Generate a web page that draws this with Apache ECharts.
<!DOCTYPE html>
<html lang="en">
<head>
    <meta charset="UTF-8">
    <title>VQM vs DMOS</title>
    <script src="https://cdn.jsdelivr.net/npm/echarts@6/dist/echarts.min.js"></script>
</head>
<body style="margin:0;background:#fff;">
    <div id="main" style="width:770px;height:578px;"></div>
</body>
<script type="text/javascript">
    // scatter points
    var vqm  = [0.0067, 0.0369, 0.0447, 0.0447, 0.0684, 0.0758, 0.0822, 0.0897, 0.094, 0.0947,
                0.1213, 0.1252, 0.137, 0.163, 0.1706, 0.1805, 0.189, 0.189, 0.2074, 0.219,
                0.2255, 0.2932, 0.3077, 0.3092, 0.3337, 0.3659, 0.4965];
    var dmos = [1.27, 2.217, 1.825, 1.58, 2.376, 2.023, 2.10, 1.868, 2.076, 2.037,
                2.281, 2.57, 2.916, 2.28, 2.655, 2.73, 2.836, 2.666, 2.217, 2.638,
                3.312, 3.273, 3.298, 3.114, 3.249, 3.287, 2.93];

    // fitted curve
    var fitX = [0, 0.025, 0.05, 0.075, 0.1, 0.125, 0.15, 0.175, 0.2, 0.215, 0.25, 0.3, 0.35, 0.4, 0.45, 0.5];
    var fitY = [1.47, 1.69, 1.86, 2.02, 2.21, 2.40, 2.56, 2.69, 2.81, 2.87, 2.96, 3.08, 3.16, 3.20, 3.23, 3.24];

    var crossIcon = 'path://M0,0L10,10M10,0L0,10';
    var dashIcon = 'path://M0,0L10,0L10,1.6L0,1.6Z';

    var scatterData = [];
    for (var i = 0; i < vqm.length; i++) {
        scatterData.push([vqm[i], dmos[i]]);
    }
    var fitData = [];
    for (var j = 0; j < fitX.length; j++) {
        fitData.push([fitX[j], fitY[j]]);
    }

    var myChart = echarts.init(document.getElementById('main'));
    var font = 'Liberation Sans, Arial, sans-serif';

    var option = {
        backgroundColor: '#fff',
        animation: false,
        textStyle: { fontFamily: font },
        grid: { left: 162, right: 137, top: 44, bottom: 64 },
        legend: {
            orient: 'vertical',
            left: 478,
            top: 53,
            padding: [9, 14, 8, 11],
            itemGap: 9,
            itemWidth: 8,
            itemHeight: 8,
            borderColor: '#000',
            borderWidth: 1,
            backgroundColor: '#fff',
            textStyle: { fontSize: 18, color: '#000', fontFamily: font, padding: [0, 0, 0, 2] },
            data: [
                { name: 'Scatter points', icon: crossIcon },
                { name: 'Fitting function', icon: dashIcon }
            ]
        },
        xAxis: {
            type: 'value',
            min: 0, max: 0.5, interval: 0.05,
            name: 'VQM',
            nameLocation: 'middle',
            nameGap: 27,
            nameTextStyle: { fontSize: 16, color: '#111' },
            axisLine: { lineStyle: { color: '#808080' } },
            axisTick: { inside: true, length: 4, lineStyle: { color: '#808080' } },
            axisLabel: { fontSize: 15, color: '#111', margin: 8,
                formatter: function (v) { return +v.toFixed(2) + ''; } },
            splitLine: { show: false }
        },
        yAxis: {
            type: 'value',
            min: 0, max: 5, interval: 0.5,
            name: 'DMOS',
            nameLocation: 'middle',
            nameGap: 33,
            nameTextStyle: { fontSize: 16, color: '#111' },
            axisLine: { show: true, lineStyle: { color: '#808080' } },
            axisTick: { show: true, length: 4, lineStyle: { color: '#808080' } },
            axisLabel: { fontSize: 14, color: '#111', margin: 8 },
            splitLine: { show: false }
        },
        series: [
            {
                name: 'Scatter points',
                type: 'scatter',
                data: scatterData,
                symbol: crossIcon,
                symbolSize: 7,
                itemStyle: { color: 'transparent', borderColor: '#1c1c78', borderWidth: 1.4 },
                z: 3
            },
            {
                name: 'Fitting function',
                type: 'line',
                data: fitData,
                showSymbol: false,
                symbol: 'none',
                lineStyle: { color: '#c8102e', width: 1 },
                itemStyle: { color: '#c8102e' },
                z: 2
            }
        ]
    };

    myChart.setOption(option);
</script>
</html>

REQUIREMENTS: Output the full listing exactly as it stands.

PROBLEM SOLUTION:
Generate a web page that draws this with Apache ECharts.
<!DOCTYPE html>
<html lang="en">
<head>
    <meta charset="UTF-8">
    <title>VQM vs DMOS</title>
    <script src="https://cdn.jsdelivr.net/npm/echarts@6/dist/echarts.min.js"></script>
</head>
<body style="margin:0;background:#fff;">
    <div id="main" style="width:770px;height:578px;"></div>
</body>
<script type="text/javascript">
    // scatter points
    var vqm  = [0.0067, 0.0369, 0.0447, 0.0447, 0.0684, 0.0758, 0.0822, 0.0897, 0.094, 0.0947,
                0.1213, 0.1252, 0.137, 0.163, 0.1706, 0.1805, 0.189, 0.189, 0.2074, 0.219,
                0.2255, 0.2932, 0.3077, 0.3092, 0.3337, 0.3659, 0.4965];
    var dmos = [1.27, 2.217, 1.825, 1.58, 2.376, 2.023, 2.10, 1.868, 2.076, 2.037,
                2.281, 2.57, 2.916, 2.28, 2.655, 2.73, 2.836, 2.666, 2.217, 2.638,
                3.312, 3.273, 3.298, 3.114, 3.249, 3.287, 2.93];

    // fitted curve
    var fitX = [0, 0.025, 0.05, 0.075, 0.1, 0.125, 0.15, 0.175, 0.2, 0.215, 0.25, 0.3, 0.35, 0.4, 0.45, 0.5];
    var fitY = [1.47, 1.69, 1.86, 2.02, 2.21, 2.40, 2.56, 2.69, 2.81, 2.87, 2.96, 3.08, 3.16, 3.20, 3.23, 3.24];

    var crossIcon = 'path://M0,0L10,10M10,0L0,10';
    var dashIcon = 'path://M0,0L10,0L10,1.6L0,1.6Z';

    var scatterData = [];
    for (var i = 0; i < vqm.length; i++) {
        scatterData.push([vqm[i], dmos[i]]);
    }
    var fitData = [];
    for (var j = 0; j < fitX.length; j++) {
        fitData.push([fitX[j], fitY[j]]);
    }

    var myChart = echarts.init(document.getElementById('main'));
    var font = 'Liberation Sans, Arial, sans-serif';

    var option = {
        backgroundColor: '#fff',
        animation: false,
        textStyle: { fontFamily: font },
        grid: { left: 162, right: 137, top: 44, bottom: 64 },
        legend: {
            orient: 'vertical',
            left: 478,
            top: 53,
            padding: [9, 14, 8, 11],
            itemGap: 9,
            itemWidth: 8,
            itemHeight: 8,
            borderColor: '#000',
            borderWidth: 1,
            backgroundColor: '#fff',
            textStyle: { fontSize: 18, color: '#000', fontFamily: font, padding: [0, 0, 0, 2] },
            data: [
                { name: 'Scatter points', icon: crossIcon },
                { name: 'Fitting function', icon: dashIcon }
            ]
        },
        xAxis: {
            type: 'value',
            min: 0, max: 0.5, interval: 0.05,
            name: 'VQM',
            nameLocation: 'middle',
            nameGap: 27,
            nameTextStyle: { fontSize: 16, color: '#111' },
            axisLine: { lineStyle: { color: '#808080' } },
            axisTick: { inside: true, length: 4, lineStyle: { color: '#808080' } },
            axisLabel: { fontSize: 15, color: '#111', margin: 8,
                formatter: function (v) { return +v.toFixed(2) + ''; } },
            splitLine: { show: false }
        },
        yAxis: {
            type: 'value',
            min: 0, max: 5, interval: 0.5,
            name: 'DMOS',
            nameLocation: 'middle',
            nameGap: 33,
            nameTextStyle: { fontSize: 16, color: '#111' },
            axisLine: { show: true, lineStyle: { color: '#808080' } },
            axisTick: { show: true, length: 4, lineStyle: { color: '#808080' } },
            axisLabel: { fontSize: 14, color: '#111', margin: 8 },
            splitLine: { show: false }
        },
        series: [
            {
                name: 'Scatter points',
                type: 'scatter',
                data: scatterData,
                symbol: crossIcon,
                symbolSize: 7,
                itemStyle: { color: 'transparent', borderColor: '#1c1c78', borderWidth: 1.4 },
                z: 3
            },
            {
                name: 'Fitting function',
                type: 'line',
                data: fitData,
                showSymbol: false,
                symbol: 'none',
                lineStyle: { color: '#c8102e', width: 1 },
                itemStyle: { color: '#c8102e' },
                z: 2
            }
        ]
    };

    myChart.setOption(option);
</script>
</html>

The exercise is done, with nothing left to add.